Here’s one more cover, from 1/24/94, set in Central Park and featuring an enraged raccoon:

(#3)

3 Responses to “Spot the error”

  1. Jerry Says:

    POPPYCOCK

    I believe that most lobsters are Reddish in color BEFORE cooking. All of the live ones in tanks @ restaurants that I have seen are dark reddish. The many stories where the off colored Blue/Green/Two Tone are “Saved” from a dinner plate sometimes have a picture of the off color one that is in a bunch of LIVE Red ones. Maybe they turn a brighter red when cooked (or maybe it is a West Coast Lobster thing, I mean they don’t have claws out here either) but a shade difference is a minor mistake.

    Am I wrong?

    • arnold zwicky Says:

      None of the lobsters I’ve dealt with (mostly from Maine) in cooking have looked reddish, and the photos of Maine lobsters you can find on the net don’t look reddish either.

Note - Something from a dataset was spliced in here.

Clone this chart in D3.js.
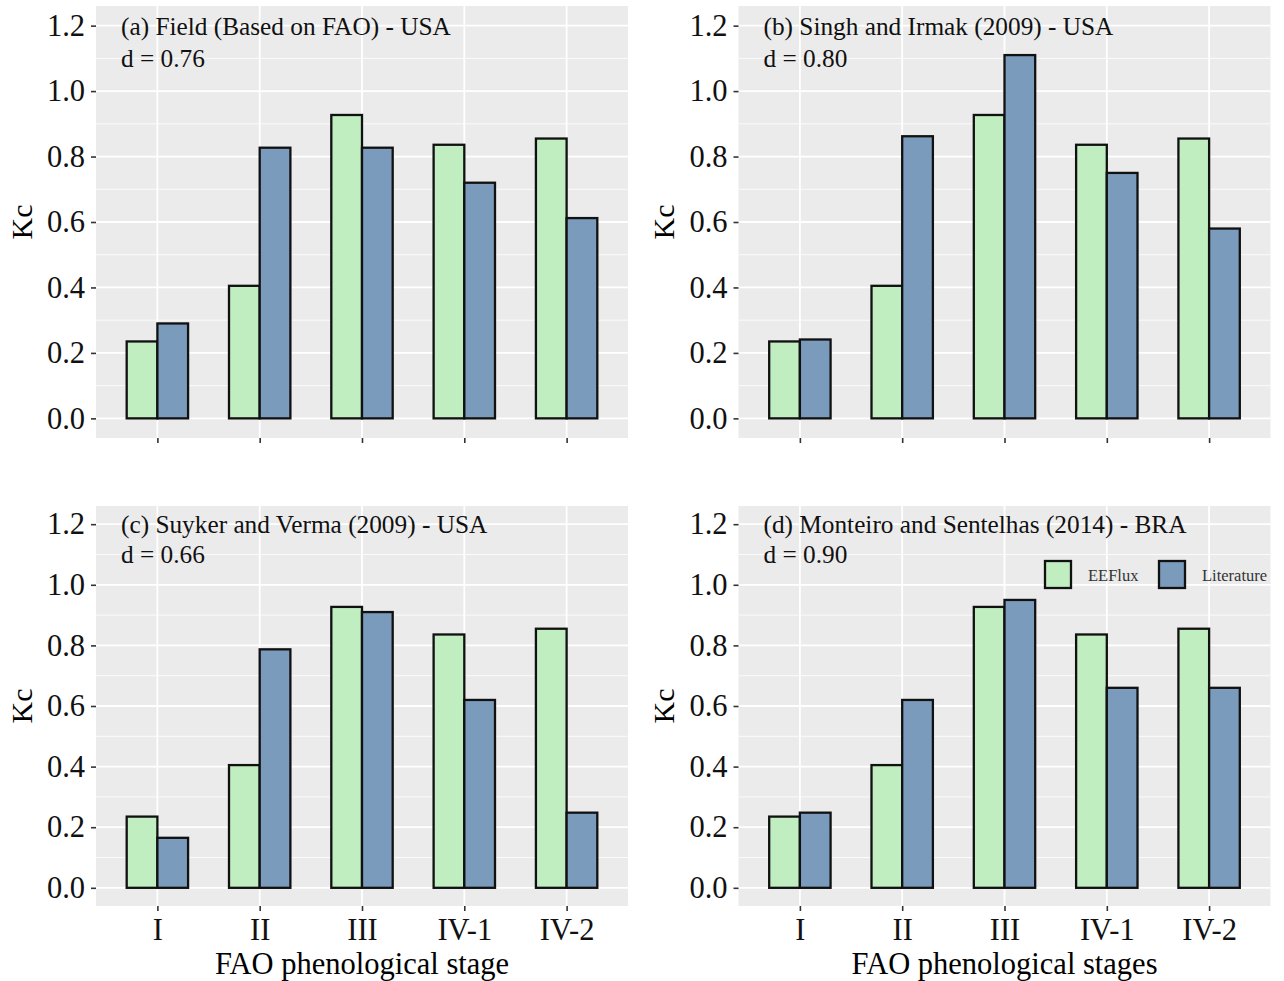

      But it is true that there’s plenty of red pigment in the exoskeletons of Maine lobster. Cooking alters the other pigments (very dark greenish-blue) that normally mask the red, so that the lobsters appear to “turn red”, the way some leaves “turn red” in the fall, when the green pigment that normally masks the red decays. But neither the leaves nor the lobsters look red until the masking pigments disappear.

      All this is about Homarus americanus, the “American lobster” of the North Atlantic coast, which is what’s pictured in the magazine cover. I say nothing about other species of lobsters or creatures that are commonly called “lobsters”, though I note that so-called “rock lobsters” or “spiny lobsters” (only distantly related to so-called “true lobsters”) are notably reddish in hue.

      • Jerry Says:

        Thank you for clearing that up kind sir.

        Not being much of a Lobster fan myself I really was just going on what I have seen live out here on the West Coast and what I thought I had seen in photos (must have had on the Rose Tinted glasses).

        Keep up the good work, the site never fails to give me a chuckle and helps to get me through the day when it is less than stellar here at work. Well, this and the daily Zippy strip that I get in my email!